Delivering packages for Chinese logistics companies pays terribly, according to new report

Society & Culture

China’s ecommerce boom is great for consumers, but the people who do the last-mile delivery put up with miserable working conditions for small salaries.

courier

It is a popular belief in China that package delivery couriers, whose daily toil has helped power the country’s booming ecommerce sector, earn handsome incomes. But in the past few years, there’s been a steady drip of reporting on how the perception isn’t actually aligned with reality: Most workers in the industry are paid very little and treated poorly by their multibillion-dollar employers.

And now there’s some new information about the working conditions of Chinese couriers that really drive home that fact. According to a recent report (in Chinese) by China Post and Express News, a newspaper run by the State Post Bureau, more than half of parcel delivery drivers at Chinese logistics firms earn less than 5,000 yuan ($764) monthly, which is below the average monthly salary in most major cities and nearly half of that in mega-metropolises like Beijing and Shanghai. Only 1.3% of them actually make more than 10,000 yuan ($1,528) a month despite working excruciatingly long hours every single day.

A publication from the State Post Bureau might have an ulterior motive for reporting on poor working conditions at private courier firms, but the research seems solid, and includes a number of other findings about the delivery industry that are not in themselves negative, such as: 

  • Most couriers deliver fewer than 200 packages per day at the moment, but innovations in last-mile deliveries — such as route optimization solutions and autonomous vehicles — will likely improve their efficiency in a significant way. 
  • The workforce is mainly made up of young people born after the 1980s. 
  • Among those who have filed complaints with their employers, more than 70% of them are satisfied with how their complaints were handled.

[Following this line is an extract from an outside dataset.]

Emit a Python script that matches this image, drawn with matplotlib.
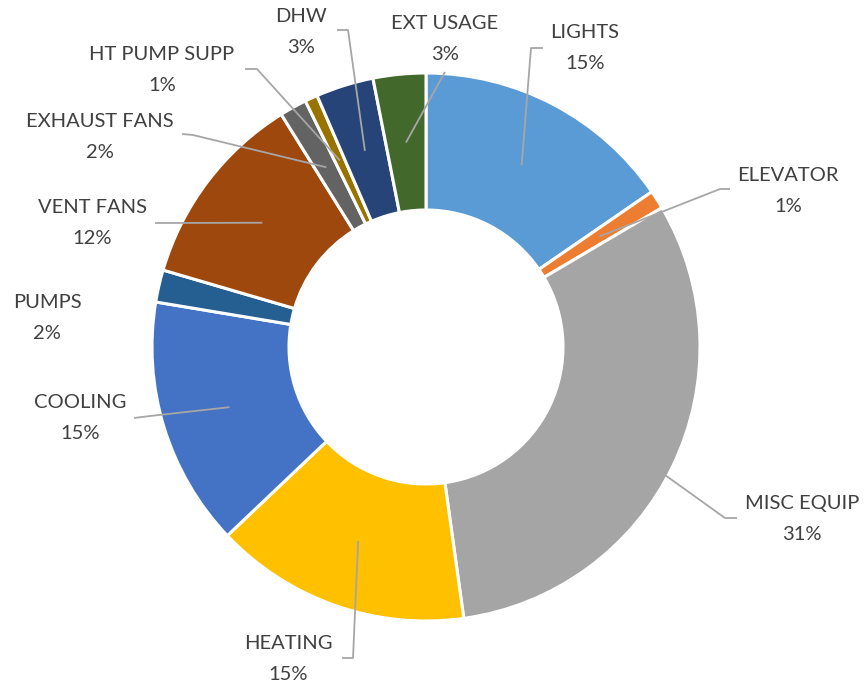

However, the report doesn’t explicitly touch on a host of major issues facing Chinese couriers and the root of the problem: A 2017 survey (in Chinese) by Beijing Jiaotong University and Alibaba’s research and logistics arms, which questioned over 40,000 couriers across the country, found that nearly a quarter of them work more than 12 hours a day, seven days a week. 

This is hard to change, for a few reasons:

  • The business model of China’s logistics industry is fundamentally problematic and unfriendly to couriers. Chinese ecommerce behemoths like Taobao run nationwide distribution networks, but for last-mile deliveries, they rely heavily on smaller courier companies that hire and manage their own fleets of drivers. 
  • These agencies usually sign up couriers as contractors, rather than full-time employees entitled to a minimum wage, overtime, or other benefits like health insurance.
  • This murky arrangement has created a fertile ground for exploitative practices and labor disputes. 

Deteriorating working conditions have pushed some couriers to take collective action: In October, a loose network of couriers stopped showing up at work in protest of harsh work conditions and unpaid wages. They complained that because they were not directly hired by online retailers like Alibaba, they had no legal protection when labor disputes occurred. 

Judging from their profitability and large fundraising rounds, Chinese logistics companies certainly could do something to make life easier for their couriers, but they just chose not to.

  • Thanks to China’s ecommerce boom, the package delivery business in the country has been growing at 30% a year, with established players like ZTO Express and SF Express going public on Chinese and overseas exchanges.
  • In the first half of 2020, the total volume of express delivery in China amounted to approximately 33 billion pieces, a roughly 22% increase from the same period the year before. 
  • In jockeying to win over customers, SF Express, China’s second-largest logistics company, kicked off a price war in 2019. Since then, Chinese courier giants have been in a competition to keep delivery prices below what the drivers want, in order to gain market share.

Correction: March 30, 2021

A previous version of this article misstated that JD.com used third-party courier companies for last-mile deliveries, when in actuality the company created its in-house logistics network in 2007, which now employs 190,000 full-time couriers to deliver packages for its ecommerce business. The China Project regrets the error.